The Recycler
- Type: Biweekly newspaper
- Format: Berliner
- Founder(s): Gunter and Nancy Schaldach
- Publisher: Stefanie Unland
- Deputy editor: William Roszczyk
- Associate editor: Katherine Fernelius
- Managing editor: Stefanie Unland
- Founded: July 1973
- Language: English
- Headquarters: 303 N. Glenoaks Blvd. #L105
- City: Burbank, California
- Country: United States
- Circulation: 540,000
- Price: £120,000
- ISSN: 0458-3035 (print) 2045-2047 (web)
- OCLC number: 50550085
- Website: recycler.com

= The Recycler =

American defunct newspaper company

The Recycler was a U.S. newspaper first published, in July 1973, under the name E-Z Buy E-Z Sell by the Canadians Gunter and Nancy Schaldach after they moved to Los Angeles, California, and modeled after a similar publication in Vancouver.

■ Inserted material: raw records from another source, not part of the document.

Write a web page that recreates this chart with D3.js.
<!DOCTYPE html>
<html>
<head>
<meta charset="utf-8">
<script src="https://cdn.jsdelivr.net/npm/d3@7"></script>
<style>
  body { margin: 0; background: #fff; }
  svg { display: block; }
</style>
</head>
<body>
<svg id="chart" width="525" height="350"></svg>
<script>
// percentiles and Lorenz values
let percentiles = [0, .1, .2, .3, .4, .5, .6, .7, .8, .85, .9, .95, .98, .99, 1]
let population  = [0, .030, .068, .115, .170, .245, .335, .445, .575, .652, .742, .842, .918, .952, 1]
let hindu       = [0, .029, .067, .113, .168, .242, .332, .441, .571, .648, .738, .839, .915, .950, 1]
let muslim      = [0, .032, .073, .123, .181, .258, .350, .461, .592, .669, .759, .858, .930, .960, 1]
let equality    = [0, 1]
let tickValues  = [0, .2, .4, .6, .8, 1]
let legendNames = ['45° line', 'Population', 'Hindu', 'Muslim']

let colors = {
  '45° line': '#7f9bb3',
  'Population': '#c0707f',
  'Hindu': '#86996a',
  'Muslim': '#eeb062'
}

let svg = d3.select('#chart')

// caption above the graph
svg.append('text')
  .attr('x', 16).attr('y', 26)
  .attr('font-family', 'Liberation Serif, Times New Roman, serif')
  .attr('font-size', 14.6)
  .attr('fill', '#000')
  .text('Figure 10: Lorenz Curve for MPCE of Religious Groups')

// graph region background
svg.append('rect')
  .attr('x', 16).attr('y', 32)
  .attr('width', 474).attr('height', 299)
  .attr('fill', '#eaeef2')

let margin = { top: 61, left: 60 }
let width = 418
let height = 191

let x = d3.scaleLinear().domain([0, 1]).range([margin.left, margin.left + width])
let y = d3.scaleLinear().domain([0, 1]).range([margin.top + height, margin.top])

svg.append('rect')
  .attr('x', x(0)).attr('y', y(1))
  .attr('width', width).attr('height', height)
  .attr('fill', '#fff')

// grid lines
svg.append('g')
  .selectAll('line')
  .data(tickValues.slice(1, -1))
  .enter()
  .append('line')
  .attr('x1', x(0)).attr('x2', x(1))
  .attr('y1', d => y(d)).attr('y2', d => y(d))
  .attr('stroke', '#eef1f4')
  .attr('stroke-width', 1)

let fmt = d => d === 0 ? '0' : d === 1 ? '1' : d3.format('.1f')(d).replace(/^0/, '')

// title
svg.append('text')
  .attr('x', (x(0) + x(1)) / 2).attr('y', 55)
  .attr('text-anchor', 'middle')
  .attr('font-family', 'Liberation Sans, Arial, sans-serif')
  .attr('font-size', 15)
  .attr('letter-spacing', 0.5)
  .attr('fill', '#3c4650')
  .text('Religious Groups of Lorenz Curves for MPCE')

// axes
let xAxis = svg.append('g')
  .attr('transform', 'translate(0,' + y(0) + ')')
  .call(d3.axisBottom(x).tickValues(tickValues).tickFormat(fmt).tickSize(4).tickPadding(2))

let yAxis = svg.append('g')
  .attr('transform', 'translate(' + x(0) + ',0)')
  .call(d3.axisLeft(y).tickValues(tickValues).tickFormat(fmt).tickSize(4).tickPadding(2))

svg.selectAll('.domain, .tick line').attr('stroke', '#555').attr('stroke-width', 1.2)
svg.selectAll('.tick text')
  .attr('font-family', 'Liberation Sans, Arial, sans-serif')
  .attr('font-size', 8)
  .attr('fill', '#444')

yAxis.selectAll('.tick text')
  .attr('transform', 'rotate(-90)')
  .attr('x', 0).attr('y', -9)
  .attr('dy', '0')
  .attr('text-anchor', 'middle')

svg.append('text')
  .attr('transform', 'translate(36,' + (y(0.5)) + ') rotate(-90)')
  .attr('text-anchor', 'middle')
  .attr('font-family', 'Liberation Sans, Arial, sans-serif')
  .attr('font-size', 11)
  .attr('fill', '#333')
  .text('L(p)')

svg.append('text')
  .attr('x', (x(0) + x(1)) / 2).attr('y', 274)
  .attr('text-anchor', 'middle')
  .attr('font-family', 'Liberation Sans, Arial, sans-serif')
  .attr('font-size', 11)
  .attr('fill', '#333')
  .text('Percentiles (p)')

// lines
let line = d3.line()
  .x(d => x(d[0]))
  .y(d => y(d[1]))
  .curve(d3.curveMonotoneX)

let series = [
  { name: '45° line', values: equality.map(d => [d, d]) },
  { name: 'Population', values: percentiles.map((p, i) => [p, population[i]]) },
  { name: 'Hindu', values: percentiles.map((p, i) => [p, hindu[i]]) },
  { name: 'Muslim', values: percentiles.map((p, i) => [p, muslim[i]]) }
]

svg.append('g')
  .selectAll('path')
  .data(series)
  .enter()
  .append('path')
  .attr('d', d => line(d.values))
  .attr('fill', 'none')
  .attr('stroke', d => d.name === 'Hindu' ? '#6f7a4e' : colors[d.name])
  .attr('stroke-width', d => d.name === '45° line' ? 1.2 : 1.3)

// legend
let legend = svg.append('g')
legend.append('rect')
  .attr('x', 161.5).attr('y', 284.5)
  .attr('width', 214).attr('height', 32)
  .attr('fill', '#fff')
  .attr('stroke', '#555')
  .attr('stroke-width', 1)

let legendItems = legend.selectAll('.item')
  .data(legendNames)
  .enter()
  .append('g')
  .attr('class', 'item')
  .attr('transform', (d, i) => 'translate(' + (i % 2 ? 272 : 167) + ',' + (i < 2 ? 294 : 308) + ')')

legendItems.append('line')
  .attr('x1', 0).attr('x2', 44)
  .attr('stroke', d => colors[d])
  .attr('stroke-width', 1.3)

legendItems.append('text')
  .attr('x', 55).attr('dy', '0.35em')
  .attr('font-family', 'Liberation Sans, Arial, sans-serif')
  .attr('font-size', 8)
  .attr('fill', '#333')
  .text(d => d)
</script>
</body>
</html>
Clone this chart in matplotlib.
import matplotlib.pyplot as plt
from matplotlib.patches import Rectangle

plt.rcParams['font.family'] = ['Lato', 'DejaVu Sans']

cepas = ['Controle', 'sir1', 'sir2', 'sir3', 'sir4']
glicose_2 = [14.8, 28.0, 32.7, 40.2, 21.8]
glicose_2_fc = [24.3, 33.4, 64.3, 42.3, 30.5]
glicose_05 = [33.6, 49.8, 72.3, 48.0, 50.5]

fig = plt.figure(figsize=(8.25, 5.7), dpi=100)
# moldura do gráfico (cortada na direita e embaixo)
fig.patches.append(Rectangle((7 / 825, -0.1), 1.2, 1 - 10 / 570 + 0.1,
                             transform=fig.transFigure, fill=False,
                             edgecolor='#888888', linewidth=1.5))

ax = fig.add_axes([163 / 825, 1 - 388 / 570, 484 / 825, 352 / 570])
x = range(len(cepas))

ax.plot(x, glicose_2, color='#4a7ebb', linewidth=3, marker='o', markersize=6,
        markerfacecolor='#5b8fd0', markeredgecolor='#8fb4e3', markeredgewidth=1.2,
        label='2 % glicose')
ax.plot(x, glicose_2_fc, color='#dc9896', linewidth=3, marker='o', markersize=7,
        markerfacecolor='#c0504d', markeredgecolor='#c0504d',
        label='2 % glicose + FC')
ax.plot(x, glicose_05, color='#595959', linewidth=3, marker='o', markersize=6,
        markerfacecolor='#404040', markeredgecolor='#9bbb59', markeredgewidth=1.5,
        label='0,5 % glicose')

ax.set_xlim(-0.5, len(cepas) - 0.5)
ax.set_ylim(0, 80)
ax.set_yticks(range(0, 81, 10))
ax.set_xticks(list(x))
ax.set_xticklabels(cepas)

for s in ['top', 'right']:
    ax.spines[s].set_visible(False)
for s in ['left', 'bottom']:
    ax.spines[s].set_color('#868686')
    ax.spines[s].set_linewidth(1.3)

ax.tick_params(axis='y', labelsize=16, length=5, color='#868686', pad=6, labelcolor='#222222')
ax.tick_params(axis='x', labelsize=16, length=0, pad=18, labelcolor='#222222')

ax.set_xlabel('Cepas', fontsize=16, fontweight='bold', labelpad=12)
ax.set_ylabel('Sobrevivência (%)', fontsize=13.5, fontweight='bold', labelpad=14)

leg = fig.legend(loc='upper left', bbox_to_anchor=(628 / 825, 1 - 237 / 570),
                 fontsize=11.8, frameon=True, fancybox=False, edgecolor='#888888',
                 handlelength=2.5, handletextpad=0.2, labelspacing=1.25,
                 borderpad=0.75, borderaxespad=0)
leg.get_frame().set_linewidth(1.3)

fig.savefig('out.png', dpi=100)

It started as a biweekly, mimeographed, 16-page publication. The intention was to sell the paper for 25 cents, but most of the initial 15,000 copies were given away for free. "At the beginning it was kind of a chicken-egg thing," recalled John Dorman, who joined the operation in 1974. "People would buy it to get access to advertising, but there weren't very many ads. But we had to sell papers to get ads."

The name was changed to The Recycler to capitalize on the popularity of recycling in the early 1970s.

By 1975, the paper had become profitable, and started being published weekly. The sale of display ads became an important source of revenue, and the company was able to hire its first full-time salesperson.

By the 1980s, The Recycler was published in seven editions, covering L.A., the San Fernando Valley, the South Bay, the San Gabriel Valley, Orange County, San Diego and the Inland Empire.

In 1988, the paper was sold in over 6,000 stores, and had a weekly readership of more than 540,000. By then, the company had more than 200 employees, plus another 120 who worked for McDuck Distribution. Single copies of the paper retailed for 55 cents to $1.25, depending on the edition. A sister publication, Photo Buys Weekly, which featured ads accompanied by a photograph, was started in 1982.

The publication was bought by the Los Angeles Times in 1997. They came in, cleaned the house of managers and employees, and destroyed the family environment for which the Recycler classifieds were known.

The Recycler classified newspaper helped launch the careers of many Los Angeles bands, including X, Dead Kennedys, The Bangles, Guns N' Roses, Metallica, Mötley Crüe, and Hole. The company was sold by the Los Angeles Times to Target Media Partners in 2007 is now located in North Hollywood, California. The Recycler was relaunched in 2010 as a website.

The Recycler closed operations as of November 2025, posting the following message on its website: "After five decades of serving our incredible customers in Southern California, we have made the difficult decision to close down Recycler.com."

== Influence on music ==
John Doe and Billy Zoom both responded to each others advertisements that they had placed in the magazine, founding X in 1977. James Hetfield responded to an advertisement in the magazine written by Lars Ulrich, founding Metallica.
Mick Mars entered Mötley Crüe after Nikki Sixx responded to an advertisement Mick placed in the magazine that read, "Loud, rude, and aggressive guitarist available."
Slash answered an ad in The Recycler to join Guns N' Roses from Izzy Stradlin. Eric Erlandson responded to an advertisement created by Hole frontwoman Courtney Love in 1989: "I want to start a band. My influences are Big Black, Sonic Youth, and Fleetwood Mac." Dead Kennedys formed in 1978 after vocalist Eric Boucher responded to an advertisement placed in The Recycler by guitarist Raymond Pepperell.